begin Excerpted data

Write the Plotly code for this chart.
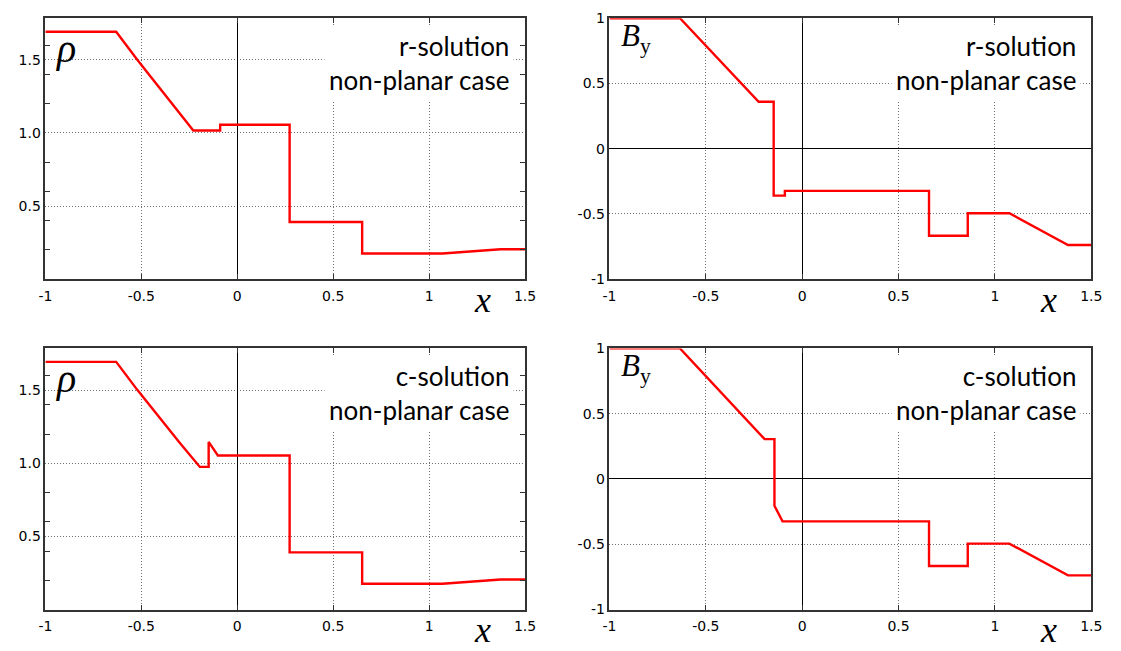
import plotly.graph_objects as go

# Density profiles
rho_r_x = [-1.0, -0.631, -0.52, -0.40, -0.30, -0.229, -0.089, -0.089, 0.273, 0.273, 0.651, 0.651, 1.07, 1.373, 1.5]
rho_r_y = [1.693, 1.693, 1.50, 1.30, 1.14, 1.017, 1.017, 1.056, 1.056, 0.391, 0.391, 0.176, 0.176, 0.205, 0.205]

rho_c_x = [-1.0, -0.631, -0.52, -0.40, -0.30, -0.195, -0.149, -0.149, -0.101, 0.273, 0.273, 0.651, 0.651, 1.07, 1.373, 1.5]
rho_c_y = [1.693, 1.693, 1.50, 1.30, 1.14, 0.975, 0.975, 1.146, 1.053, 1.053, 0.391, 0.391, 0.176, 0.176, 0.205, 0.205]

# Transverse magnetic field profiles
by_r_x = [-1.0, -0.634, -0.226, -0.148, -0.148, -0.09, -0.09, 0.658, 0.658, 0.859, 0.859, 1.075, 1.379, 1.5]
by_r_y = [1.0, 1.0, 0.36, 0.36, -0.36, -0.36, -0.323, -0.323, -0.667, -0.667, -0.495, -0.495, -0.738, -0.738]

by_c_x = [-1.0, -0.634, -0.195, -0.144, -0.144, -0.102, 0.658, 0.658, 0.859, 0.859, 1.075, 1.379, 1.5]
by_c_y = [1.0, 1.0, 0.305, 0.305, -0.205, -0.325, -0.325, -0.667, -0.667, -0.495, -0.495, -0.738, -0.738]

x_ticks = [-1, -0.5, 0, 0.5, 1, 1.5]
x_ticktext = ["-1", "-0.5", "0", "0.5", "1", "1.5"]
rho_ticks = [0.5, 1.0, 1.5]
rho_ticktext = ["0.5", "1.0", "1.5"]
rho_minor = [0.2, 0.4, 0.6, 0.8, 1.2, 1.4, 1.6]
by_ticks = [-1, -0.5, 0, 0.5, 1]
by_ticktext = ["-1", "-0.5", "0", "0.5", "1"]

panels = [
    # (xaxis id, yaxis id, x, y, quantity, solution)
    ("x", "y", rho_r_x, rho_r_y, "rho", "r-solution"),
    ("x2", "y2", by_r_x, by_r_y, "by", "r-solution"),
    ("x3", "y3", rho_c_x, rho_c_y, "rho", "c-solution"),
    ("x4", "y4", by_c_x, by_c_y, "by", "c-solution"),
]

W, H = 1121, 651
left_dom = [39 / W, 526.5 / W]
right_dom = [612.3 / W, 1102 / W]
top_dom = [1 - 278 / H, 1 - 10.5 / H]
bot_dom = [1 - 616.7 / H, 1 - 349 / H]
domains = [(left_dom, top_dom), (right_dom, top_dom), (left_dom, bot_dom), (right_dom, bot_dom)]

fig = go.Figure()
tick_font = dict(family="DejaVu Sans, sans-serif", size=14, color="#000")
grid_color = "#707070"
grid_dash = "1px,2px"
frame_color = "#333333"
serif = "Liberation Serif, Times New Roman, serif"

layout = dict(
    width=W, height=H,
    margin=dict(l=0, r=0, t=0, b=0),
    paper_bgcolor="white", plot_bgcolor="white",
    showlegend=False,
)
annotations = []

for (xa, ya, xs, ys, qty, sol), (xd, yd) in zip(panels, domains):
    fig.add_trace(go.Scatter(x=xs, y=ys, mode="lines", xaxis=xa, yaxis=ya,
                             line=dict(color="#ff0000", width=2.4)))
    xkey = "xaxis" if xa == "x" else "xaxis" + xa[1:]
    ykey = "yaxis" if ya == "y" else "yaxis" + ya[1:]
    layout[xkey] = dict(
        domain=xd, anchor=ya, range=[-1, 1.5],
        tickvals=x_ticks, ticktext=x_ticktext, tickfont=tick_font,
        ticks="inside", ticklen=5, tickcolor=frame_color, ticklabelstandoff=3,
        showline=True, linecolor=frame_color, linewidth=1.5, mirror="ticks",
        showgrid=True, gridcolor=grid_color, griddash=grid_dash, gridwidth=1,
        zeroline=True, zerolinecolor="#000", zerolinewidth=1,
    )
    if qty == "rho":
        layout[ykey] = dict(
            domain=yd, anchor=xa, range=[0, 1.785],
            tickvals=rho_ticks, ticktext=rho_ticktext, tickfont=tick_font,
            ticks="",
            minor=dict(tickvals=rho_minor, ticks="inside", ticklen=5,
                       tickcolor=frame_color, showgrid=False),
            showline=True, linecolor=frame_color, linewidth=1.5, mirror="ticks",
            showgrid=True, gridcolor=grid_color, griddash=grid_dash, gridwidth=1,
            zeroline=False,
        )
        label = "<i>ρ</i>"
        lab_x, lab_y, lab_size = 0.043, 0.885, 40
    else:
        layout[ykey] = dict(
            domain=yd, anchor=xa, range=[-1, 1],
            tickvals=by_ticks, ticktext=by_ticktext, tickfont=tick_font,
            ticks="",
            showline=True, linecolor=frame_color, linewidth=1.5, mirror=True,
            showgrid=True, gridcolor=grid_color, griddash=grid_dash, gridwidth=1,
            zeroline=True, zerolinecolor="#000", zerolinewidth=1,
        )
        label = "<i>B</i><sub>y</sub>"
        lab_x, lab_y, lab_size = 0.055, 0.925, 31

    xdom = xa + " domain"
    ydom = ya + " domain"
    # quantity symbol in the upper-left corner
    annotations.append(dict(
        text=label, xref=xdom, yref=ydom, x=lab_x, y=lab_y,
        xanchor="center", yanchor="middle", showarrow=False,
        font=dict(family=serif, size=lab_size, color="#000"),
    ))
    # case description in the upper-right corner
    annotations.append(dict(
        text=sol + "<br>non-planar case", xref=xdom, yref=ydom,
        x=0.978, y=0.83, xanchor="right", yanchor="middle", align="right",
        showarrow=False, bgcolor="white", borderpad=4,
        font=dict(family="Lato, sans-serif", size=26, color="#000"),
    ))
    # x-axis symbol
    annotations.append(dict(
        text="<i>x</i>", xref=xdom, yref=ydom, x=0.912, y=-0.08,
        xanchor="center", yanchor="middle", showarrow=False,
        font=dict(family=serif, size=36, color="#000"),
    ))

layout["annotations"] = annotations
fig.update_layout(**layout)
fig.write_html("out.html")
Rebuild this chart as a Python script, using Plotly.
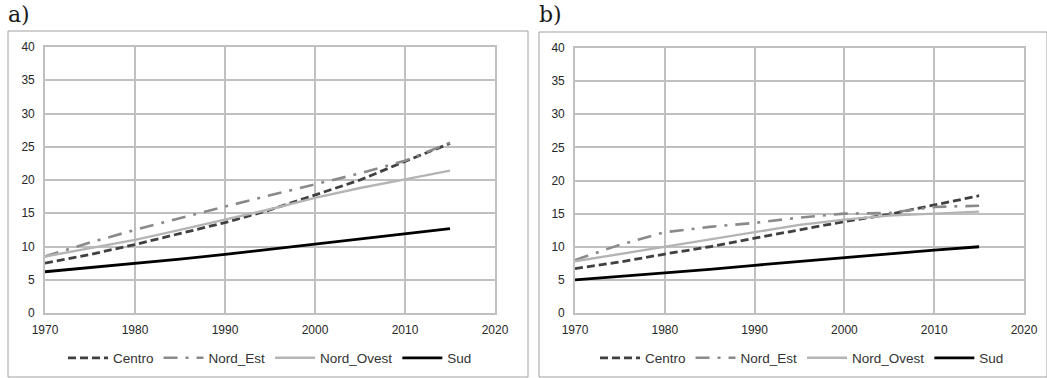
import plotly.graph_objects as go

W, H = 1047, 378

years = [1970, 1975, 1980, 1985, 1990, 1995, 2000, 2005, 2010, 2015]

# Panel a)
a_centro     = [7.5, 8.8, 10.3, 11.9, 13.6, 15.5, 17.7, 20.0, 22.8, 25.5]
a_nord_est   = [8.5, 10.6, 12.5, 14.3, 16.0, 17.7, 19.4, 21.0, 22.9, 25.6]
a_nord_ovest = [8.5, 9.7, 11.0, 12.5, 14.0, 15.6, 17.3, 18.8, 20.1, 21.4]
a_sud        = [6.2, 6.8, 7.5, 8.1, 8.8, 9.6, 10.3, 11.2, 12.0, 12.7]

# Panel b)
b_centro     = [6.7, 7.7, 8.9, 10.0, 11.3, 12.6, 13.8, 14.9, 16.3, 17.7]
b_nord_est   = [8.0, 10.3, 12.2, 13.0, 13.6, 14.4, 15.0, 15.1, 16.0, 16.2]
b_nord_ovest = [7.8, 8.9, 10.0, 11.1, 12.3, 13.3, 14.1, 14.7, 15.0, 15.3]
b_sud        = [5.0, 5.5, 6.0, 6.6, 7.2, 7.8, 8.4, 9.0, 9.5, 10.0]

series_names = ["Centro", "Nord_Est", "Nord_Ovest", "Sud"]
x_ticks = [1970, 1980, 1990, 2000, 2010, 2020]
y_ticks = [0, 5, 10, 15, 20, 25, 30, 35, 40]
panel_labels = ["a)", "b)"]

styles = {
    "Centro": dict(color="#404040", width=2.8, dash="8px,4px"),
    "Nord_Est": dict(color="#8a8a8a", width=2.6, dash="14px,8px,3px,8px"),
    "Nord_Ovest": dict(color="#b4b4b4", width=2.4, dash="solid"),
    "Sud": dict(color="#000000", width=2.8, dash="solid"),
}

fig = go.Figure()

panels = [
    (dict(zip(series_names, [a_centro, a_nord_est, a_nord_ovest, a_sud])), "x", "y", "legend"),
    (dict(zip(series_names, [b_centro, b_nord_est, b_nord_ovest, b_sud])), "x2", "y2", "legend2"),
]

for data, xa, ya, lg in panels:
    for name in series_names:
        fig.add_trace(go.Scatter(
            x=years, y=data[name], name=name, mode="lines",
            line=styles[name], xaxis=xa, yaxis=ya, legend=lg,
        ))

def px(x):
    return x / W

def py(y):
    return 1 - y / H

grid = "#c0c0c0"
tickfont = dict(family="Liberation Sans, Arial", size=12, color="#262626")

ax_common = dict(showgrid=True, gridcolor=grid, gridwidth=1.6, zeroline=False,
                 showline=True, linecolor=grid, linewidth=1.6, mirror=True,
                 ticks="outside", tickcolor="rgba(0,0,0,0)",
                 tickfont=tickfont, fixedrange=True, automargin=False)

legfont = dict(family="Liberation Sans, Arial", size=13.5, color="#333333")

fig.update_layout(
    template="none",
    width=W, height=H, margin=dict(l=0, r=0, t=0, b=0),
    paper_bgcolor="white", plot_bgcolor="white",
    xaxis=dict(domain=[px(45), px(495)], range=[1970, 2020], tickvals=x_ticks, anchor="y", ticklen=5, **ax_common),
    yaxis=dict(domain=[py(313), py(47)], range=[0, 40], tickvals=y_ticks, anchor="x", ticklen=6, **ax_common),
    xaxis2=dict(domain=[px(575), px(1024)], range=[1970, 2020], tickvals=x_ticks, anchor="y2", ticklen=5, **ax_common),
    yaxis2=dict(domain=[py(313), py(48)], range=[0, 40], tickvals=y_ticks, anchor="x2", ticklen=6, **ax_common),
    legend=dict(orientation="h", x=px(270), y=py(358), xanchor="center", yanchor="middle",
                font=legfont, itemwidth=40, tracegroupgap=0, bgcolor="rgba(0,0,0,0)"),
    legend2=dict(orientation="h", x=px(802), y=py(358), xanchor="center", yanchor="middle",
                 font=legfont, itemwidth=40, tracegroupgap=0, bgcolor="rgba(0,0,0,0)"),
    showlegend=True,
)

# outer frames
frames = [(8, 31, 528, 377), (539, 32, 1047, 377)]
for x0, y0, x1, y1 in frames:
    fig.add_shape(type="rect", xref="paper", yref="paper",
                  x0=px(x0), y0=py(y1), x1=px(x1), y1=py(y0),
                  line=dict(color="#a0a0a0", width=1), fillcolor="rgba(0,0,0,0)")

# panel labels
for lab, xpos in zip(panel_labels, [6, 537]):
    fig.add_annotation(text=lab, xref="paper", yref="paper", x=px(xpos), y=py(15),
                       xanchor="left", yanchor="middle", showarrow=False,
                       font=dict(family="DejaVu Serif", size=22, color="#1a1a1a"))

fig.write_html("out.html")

end Excerpted data

### Requirements
Take the records above from their first line through the line with "-0.325, -0.667, -0.667, -0.495, -0.495, -0.738, -0.738]" and set those lines down word for word, minus the pictures.

### Result of this exercise
Write the Plotly code for this chart.
import plotly.graph_objects as go

# Density profiles
rho_r_x = [-1.0, -0.631, -0.52, -0.40, -0.30, -0.229, -0.089, -0.089, 0.273, 0.273, 0.651, 0.651, 1.07, 1.373, 1.5]
rho_r_y = [1.693, 1.693, 1.50, 1.30, 1.14, 1.017, 1.017, 1.056, 1.056, 0.391, 0.391, 0.176, 0.176, 0.205, 0.205]

rho_c_x = [-1.0, -0.631, -0.52, -0.40, -0.30, -0.195, -0.149, -0.149, -0.101, 0.273, 0.273, 0.651, 0.651, 1.07, 1.373, 1.5]
rho_c_y = [1.693, 1.693, 1.50, 1.30, 1.14, 0.975, 0.975, 1.146, 1.053, 1.053, 0.391, 0.391, 0.176, 0.176, 0.205, 0.205]

# Transverse magnetic field profiles
by_r_x = [-1.0, -0.634, -0.226, -0.148, -0.148, -0.09, -0.09, 0.658, 0.658, 0.859, 0.859, 1.075, 1.379, 1.5]
by_r_y = [1.0, 1.0, 0.36, 0.36, -0.36, -0.36, -0.323, -0.323, -0.667, -0.667, -0.495, -0.495, -0.738, -0.738]

by_c_x = [-1.0, -0.634, -0.195, -0.144, -0.144, -0.102, 0.658, 0.658, 0.859, 0.859, 1.075, 1.379, 1.5]
by_c_y = [1.0, 1.0, 0.305, 0.305, -0.205, -0.325, -0.325, -0.667, -0.667, -0.495, -0.495, -0.738, -0.738]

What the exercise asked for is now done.